Converse, the Nike-owned footwear manufacturer, has recently sued 31 different retailers for trade mark infringement. In each case, Converse alleges that the retailer is selling footwear that infringes trade mark registrations that it has for the appearance of its famous Chuck Taylor shoes. Most readers will know that product features like shape, pattern, configuration and ornamentation can be registered as trade marks, in much the same way that more conventional identifying features like brand names and logos can be registered.
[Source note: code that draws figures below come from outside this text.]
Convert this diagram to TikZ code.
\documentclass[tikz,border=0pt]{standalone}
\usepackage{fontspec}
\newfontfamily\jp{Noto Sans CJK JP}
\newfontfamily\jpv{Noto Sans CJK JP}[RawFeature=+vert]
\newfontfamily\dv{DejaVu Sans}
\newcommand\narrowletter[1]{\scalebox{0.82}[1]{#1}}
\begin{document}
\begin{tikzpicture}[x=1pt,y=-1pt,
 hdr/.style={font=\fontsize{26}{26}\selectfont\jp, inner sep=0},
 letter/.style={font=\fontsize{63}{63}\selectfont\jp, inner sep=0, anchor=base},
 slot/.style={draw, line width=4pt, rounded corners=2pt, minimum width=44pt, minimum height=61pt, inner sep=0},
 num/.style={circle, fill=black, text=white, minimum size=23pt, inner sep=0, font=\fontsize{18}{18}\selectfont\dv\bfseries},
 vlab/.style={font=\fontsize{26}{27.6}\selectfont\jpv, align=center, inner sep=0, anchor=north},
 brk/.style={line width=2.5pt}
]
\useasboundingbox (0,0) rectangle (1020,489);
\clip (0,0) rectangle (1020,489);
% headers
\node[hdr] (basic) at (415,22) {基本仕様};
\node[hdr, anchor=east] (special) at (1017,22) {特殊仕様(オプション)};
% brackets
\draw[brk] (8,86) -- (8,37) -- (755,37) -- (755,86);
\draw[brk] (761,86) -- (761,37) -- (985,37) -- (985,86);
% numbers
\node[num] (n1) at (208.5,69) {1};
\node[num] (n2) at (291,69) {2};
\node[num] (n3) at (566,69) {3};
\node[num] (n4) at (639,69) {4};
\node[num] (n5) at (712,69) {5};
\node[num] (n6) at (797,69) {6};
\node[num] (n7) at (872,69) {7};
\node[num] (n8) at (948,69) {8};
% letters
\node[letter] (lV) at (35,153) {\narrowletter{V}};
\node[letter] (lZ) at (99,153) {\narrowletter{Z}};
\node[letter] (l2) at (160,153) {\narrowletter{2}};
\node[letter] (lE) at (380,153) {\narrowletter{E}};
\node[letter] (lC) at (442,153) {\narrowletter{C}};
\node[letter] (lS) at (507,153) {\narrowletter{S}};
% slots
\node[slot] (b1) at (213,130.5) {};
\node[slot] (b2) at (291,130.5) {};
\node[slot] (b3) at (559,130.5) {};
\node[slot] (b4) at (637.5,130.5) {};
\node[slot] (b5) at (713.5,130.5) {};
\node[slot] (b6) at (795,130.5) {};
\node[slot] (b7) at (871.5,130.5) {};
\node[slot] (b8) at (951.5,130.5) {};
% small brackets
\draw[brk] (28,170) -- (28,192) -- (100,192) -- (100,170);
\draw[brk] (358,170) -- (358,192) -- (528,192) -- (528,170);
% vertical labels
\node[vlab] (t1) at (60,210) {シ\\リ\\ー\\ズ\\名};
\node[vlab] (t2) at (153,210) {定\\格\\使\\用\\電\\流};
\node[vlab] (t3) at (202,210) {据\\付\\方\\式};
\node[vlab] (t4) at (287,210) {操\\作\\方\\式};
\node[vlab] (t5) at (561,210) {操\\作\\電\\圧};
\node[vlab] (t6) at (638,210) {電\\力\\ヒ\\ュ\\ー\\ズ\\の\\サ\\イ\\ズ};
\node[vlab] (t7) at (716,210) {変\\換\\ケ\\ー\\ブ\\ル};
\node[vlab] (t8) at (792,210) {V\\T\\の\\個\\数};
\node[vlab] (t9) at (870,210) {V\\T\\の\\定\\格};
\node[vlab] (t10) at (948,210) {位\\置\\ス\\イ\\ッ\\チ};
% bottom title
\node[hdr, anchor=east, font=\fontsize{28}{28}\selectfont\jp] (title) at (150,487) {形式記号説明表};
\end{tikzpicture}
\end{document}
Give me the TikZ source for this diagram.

Converse's decision to launch these legal proceedings is interesting. In the first place, trade mark registrations for product features like shape and pattern are still relatively rare, and cases involving such registrations are never easy. One issue that often comes up is this: are the features that've been registered functional? If so, they won't enjoy protection. Another issue that comes up is this: do the features that've been registered in fact act as indicators of source, in other words trade marks? To put it differently, do consumers make assumptions about the source of the product when they see those features? Or, to put it into context, will consumers seeing shoes that have some of the features of Converse shoes – such as a rubber toe front and black stripes - assume that those shoes are Converse shoes or in some way linked with Converse?
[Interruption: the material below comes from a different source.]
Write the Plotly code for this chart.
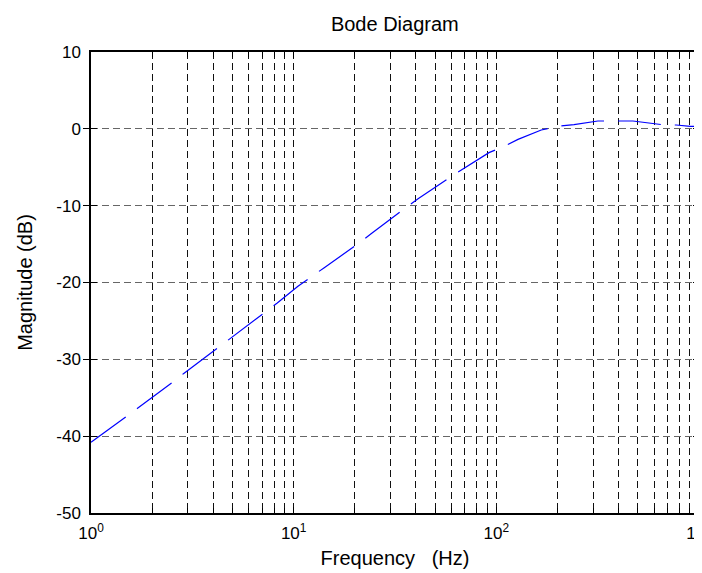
import plotly.graph_objects as go

# Data
freq_hz = [1, 1.49, 1.69, 2.54, 2.88, 4.28, 4.87, 7.27, 8.27, 10.5, 12.4, 14.1,
           21.2, 24.1, 36, 41.1, 61.8, 71.6, 92, 110.7, 127.9, 166.6, 205,
           241.7, 317, 398, 472, 676, 773, 906, 1000]
magnitude_db = [-40.8, -37.5, -36.4, -32.95, -31.8, -28.4, -27.3, -23.8, -22.7,
                -20.5, -19.2, -18.1, -14.8, -13.65, -10.2, -9.1, -5.97, -4.9,
                -3.1, -2.2, -1.37, -0.15, 0.37, 0.54, 1.02, 1.02, 1.02, 0.5,
                0.5, 0.33, 0.33]

x_major_vals = [1, 10, 100, 1000]
x_major_text = ["10<sup>0</sup>", "10<sup>1</sup>", "10<sup>2</sup>", "10<sup>3</sup>"]
x_minor_vals = [m * 10 ** k for k in range(3) for m in range(2, 10)]
y_tick_vals = [-50, -40, -30, -20, -10, 0, 10]
y_tick_text = ["-50", "-40", "-30", "-20", "-10", "0", "10"]

FONT = "Liberation Sans, Arial, sans-serif"

fig = go.Figure()
fig.add_trace(go.Scatter(
    x=freq_hz, y=magnitude_db, mode="lines",
    line=dict(color="#0000ff", width=1.2, dash="43px,14px"),
    showlegend=False, hoverinfo="skip",
))

fig.update_layout(
    width=702, height=573,
    margin=dict(l=83, r=11, t=44, b=68),
    paper_bgcolor="white", plot_bgcolor="white",
    font=dict(family=FONT, size=17, color="black"),
    title=dict(text="Bode Diagram", x=0.551, xanchor="center", y=0.972,
               yanchor="middle", font=dict(size=20)),
    xaxis=dict(
        type="log", range=[0, 3],
        tickvals=x_major_vals, ticktext=x_major_text,
        showgrid=True, gridcolor="#111111", gridwidth=1, griddash="7px,4px",
        ticks="inside", ticklen=6, tickcolor="black",
        showline=True, linecolor="black", linewidth=1.5, mirror="allticks",
        zeroline=False, tickfont=dict(size=17), automargin=False,
        ticklabelstandoff=4, ticklabeloverflow="allow",
        title=dict(text="Frequency &nbsp;&nbsp;(Hz)", font=dict(size=20), standoff=9),
    ),
    xaxis2=dict(
        type="log", range=[0, 3], overlaying="x", side="bottom", matches="x",
        tickvals=x_minor_vals, showticklabels=False,
        showgrid=True, gridcolor="#111111", gridwidth=1, griddash="7px,4px",
        ticks="inside", ticklen=5, tickcolor="black",
        showline=False, mirror="allticks", zeroline=False, automargin=False,
    ),
    yaxis=dict(
        range=[-50, 10], tickvals=y_tick_vals, ticktext=y_tick_text,
        showgrid=True, gridcolor="#666666", gridwidth=1, griddash="7px,4px",
        ticks="inside", ticklen=6, tickcolor="black",
        showline=True, linecolor="black", linewidth=1.5, mirror="allticks",
        zeroline=False, tickfont=dict(size=17), automargin=False,
        ticklabelstandoff=5,
        title=dict(text="Magnitude (dB)", font=dict(size=20), standoff=18),
    ),
)
# invisible companion trace so the minor-grid axis is laid out
fig.add_trace(go.Scatter(x=[freq_hz[0]], y=[magnitude_db[0]], xaxis="x2",
                         mode="markers", marker=dict(opacity=0),
                         showlegend=False, hoverinfo="skip"))

fig.write_html("out.html")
In South Africa we had a case involving trade mark registrations that covered features of pattern or ornamentation applied to shoes not that long ago. In this case - which went all the way to the Supreme Court of Appeal - Adidas successfully sued Pepkor for using a four-stripe motif on footwear, something that the court felt was confusingly similar to Adidas's famous three-stripe motif. Interestingly, the court rejected Pepkor's suggestion that it had applied the four-stripe motif simply as adornment or embellishment, rather than as a source indicator. The court had no difficulty with the notion that consumers understand that shoe manufacturers use stripes on shoes as trade marks.
What's equally interesting, I think, is the fact that Converse decided to go after so many retailers, a list that includes some very big names like Walmart and Kmart. That's interesting why? Because companies like Walmart must surely either be significant customers or potential customers of a company like Converse. This highlights a real dilemma that trade mark owners that are manufacturers have – they are often very dependent on the goodwill of major retailers. So suing them doesn't always make great sense.
This problem comes up a lot in the context of supermarket own-label brands. Readers will be aware that supermarkets often sell their own-label brands in competition with the established brands that they sell. In many cases the own-label brands look remarkably similar to the established brands, and the products are often sold side-by-side. In a recent article we discussed how, although this does occur in South Africa, this is a particularly contentious issue in the UK. Some people question whether there is any consumer confusion, pointing out that the own-label brands invariably feature different brand names and that, in any event, consumers are so accustomed to the concept of own-label brands that they know what to look out for. This may be so, but there's no doubt that supermarkets do copy the get-ups of established brands for a reason. Perhaps to create the impression that their product is of the same quality as that of the established brand!
There are legal steps that the owner of the established brand can take. A product get-up - which might incorporate features like colour, shape and typestyle - can be registered as a trade mark. This means that, even if the brand name is not copied, there still might be a case of trade mark infringement. There may be a case of passing off. There may be a case of copyright infringement. There may even be recourse under the Code of the Advertising Standards Authority (ASA). But it's a rare manufacturer who's prepared to take on a retailer who buys large quantities of its product. Especially a retailer who happens to also use the manufacturer to make its own-label product– it's a weird thing, but many of the own-label products that you see in supermarkets are in fact manufactured for the supermarkets by the owners of the established brands.
So what does the trade mark owner do? Does it simply accept that certain retailers will sail very close to the wind or, to put it more bluntly, infringe their trade mark rights? Does it negotiate with retailers, put it to them that intellectual property is important for everybody, and that if they persist with infringing the rights of manufacturers this will in due course lead to a situation where no-one's rights are respected, including those of the retailers? Does it mediate, something which of course needs the cooperation of both parties? Or does it do what Converse has done, take a number of important retailers to court? What this does do, of course, is send out a very strong message. But it's risky too, not only because it might alienate customers, but also because there's no guarantee that the company will win in court.
What is certain is that the fact that Converse has taken this pretty drastic step shows just how seriously it takes its intellectual property.